On Upper West Side, Hurdles for Charter School
I was expecting a hatchet job, but this cover story in last week's NYT about the Success Charter Network opening a new school on the Upper West Side was surprisingly balanced:
The school intends to open with 188 spots in kindergarten and first grade, eventually growing to about 480 students through the fifth grade. There are already 600 applicants for the fall, so seats will be distributed through a lottery. Priority will go to children zoned for District 3 schools that received a D or F on the student-performance portion of their report cards — a criterion that applies to all but 4 of the district's 11 elementary schools. The highest number of applicants have come from the zone of Public School 75, one of the priority schools, followed by the P.S. 199 zone. The applications do not ask about race or ethnicity.

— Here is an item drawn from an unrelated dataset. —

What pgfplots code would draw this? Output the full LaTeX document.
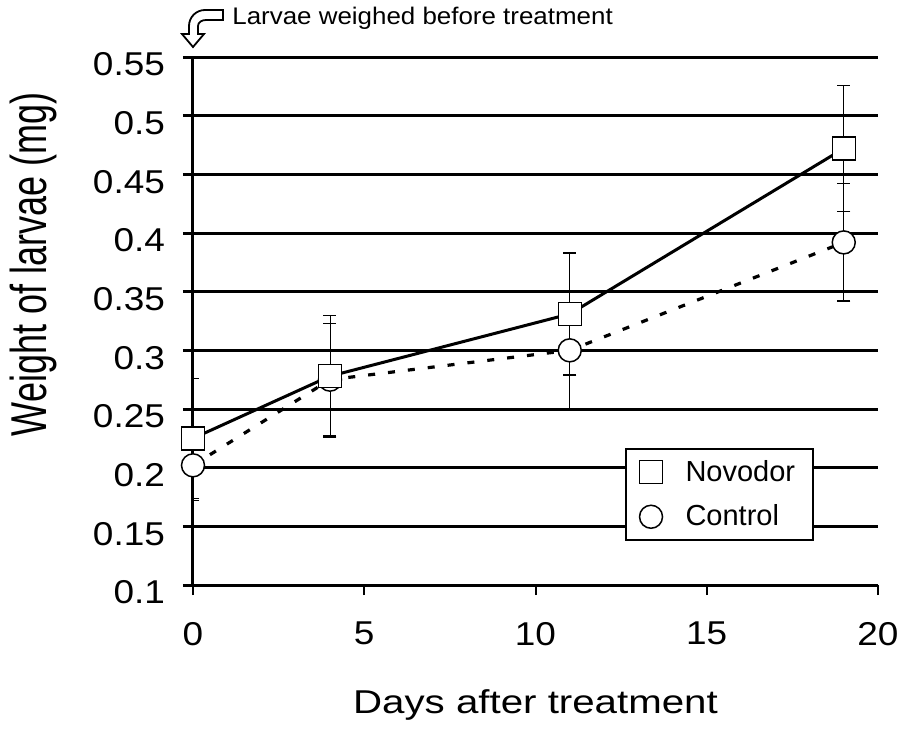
\documentclass[border=0pt]{standalone}
\usepackage{pgfplots}
\pgfplotsset{compat=1.18}
\usepackage{pgfplotstable}
\usepackage{graphicx}
\usepackage{fontspec}
\setmainfont{Liberation Sans}
\newfontfamily\tickfont[FakeStretch=1.12]{Liberation Sans}
\newfontfamily\xlabfont[FakeStretch=1.22]{Liberation Sans}
\newfontfamily\notefont[FakeStretch=1.08]{Liberation Sans}

\pgfplotstableread{
day nov novE con conE
0 0.225 0.051 0.202 0.030
4 0.278 0.052 0.275 0.048
11 0.331 0.052 0.300 0.050
19 0.472 0.054 0.392 0.050
}\data

\begin{document}
\begin{tikzpicture}
\useasboundingbox (-96.5pt,-72pt) rectangle (358.5pt,292.5pt);
\begin{axis}[
  at={(0,0)}, anchor=south west,
  scale only axis, width=342.5pt, height=264pt,
  xmin=0, xmax=20, ymin=0.1, ymax=0.55,
  axis x line*=bottom, axis y line*=left,
  axis line style={line width=1.5pt, -},
  xtick={0,5,10,15,20}, xticklabels={0,5,10,15,20},
  ytick={0.1,0.15,0.2,0.25,0.3,0.35,0.4,0.45,0.5,0.55},
  yticklabels={0.1,0.15,0.2,0.25,0.3,0.35,0.4,0.45,0.5,0.55},
  /pgf/number format/assume math mode=true,
  tick align=outside, major tick length=5pt,
  xtick style={line width=1pt, black},
  ytick style={line width=1.5pt, black},
  ymajorgrids, grid style={line width=1.5pt, black},
  ticklabel style={font=\tickfont\fontsize{16.5}{19}\selectfont},
  yticklabel style={anchor=east, xshift=-5.5pt, yshift=-3.75pt},
  xticklabel style={anchor=north, yshift=-10pt},
  xlabel={\xlabfont\fontsize{16.5}{18}\selectfont Days after treatment},
  xlabel style={at={(rel axis cs:0.5,0)}, anchor=base, yshift=-64pt},
  ylabel={\scalebox{1}[1.4]{Weight of larvae (mg)}},
  ylabel style={at={(rel axis cs:0,0.607)}, anchor=base, yshift=73pt, font=\fontsize{18}{20}\selectfont},
  reverse legend,
  legend style={at={(0.6307,0.2598)}, anchor=north west, draw=black, line width=1pt, fill=white,
    font=\fontsize{14.5}{16}\selectfont, inner xsep=6.75pt, inner ysep=3.65pt, row sep=6.3pt,
    column sep=9.5pt, nodes={inner sep=2pt}},
  legend cell align=left,
  legend image code/.code={\draw[#1] plot coordinates {(0pt,0pt)};},
]
% error bars
\addplot[black, line width=0.6pt, only marks, mark=none, forget plot,
  error bars/.cd, y dir=both, y explicit,
  error mark options={rotate=90, mark size=3.25pt, line width=0.6pt, black}]
  table[x=day, y=con, y error=conE]{\data};
\addplot[black, line width=0.6pt, only marks, mark=none, forget plot,
  error bars/.cd, y dir=both, y explicit,
  error mark options={rotate=90, mark size=3.25pt, line width=0.6pt, black}]
  table[x=day, y=nov, y error=novE]{\data};
% lines
\addplot[black, line width=1.6pt, dash pattern=on 3.5pt off 6.5pt, forget plot] table[x=day, y=con]{\data};
\addplot[black, line width=1.5pt, forget plot] table[x=day, y=nov]{\data};
% markers
\addplot[only marks, mark=*, mark size=5.75pt, mark options={fill=white, draw=black, line width=0.75pt}]
  table[x=day, y=con]{\data};
\addlegendentry{Control}
\addplot[only marks, mark=square*, mark size=5.75pt, mark options={fill=white, draw=black, line width=0.75pt}]
  table[x=day, y=nov]{\data};
\addlegendentry{Novodor}
\end{axis}
% annotation arrow and text
\draw[line width=0.9pt, fill=white, line join=miter]
  (0pt,269pt) -- (5.5pt,275.5pt) -- (2.5pt,275.5pt) -- (2.5pt,279.5pt)
  to[out=90,in=180] (6.5pt,282.5pt) -- (15pt,282.5pt) -- (15pt,287.5pt) -- (6pt,287.5pt)
  to[out=180,in=90] (-2pt,279.5pt) -- (-2pt,275.5pt) -- (-5.5pt,275.5pt) -- cycle;
\node[anchor=base west, inner sep=0pt, font=\notefont\fontsize{12}{14}\selectfont] at (19.5pt,280pt) {Larvae weighed before treatment};
\end{tikzpicture}
\end{document}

Ms. Moskowitz, a type-A-plus personality whose schools score well on standardized tests — one was featured in the documentary "Waiting for Superman" — said "our vision is for a neighborhood school serving families on the Upper West Side." Posters promoting the school line bus stops along Amsterdam Avenue and Broadway, and some people say they have gotten more than 10 fliers in the mail, several proclaiming the charter school as "the public-school solution to private-school tuition."
"Why is it that people who can't afford it have to send their kids to a bad school, if that's what they're zoned for?" said Bianca Strul, 35, who hosted the party at her apartment, in a building with a gym, playroom and private theater, and where the cost of apartments average $1,300 a square foot.
Ms. Strul, a freelance television producer, is zoned for Public School 163, which got a C in its report card and yet is so crowded that, for 10 years, two kindergarten classes have been held in trailers behind the school. Her daughter, Zoe, is 2 and will enter kindergarten in 2013.
For Jose Santiago, 44, an information technology director at Columbia University, the situation is more urgent. His son, Quinn, who is 4, is set to enter kindergarten in the fall, and Mr. Santiago said he did not want him to go to the school he is zoned for, Public School 165, where 69 percent of students failed English tests last year, placing the school in the bottom-25th percentile citywide.
"My wife and I researched it — the test scores, the extra-curricular activities — and it isn't really ideal," he said. "We can't afford $30,000 a year for private school, so we're really nervous about what's going to happen. We're looking at all our options."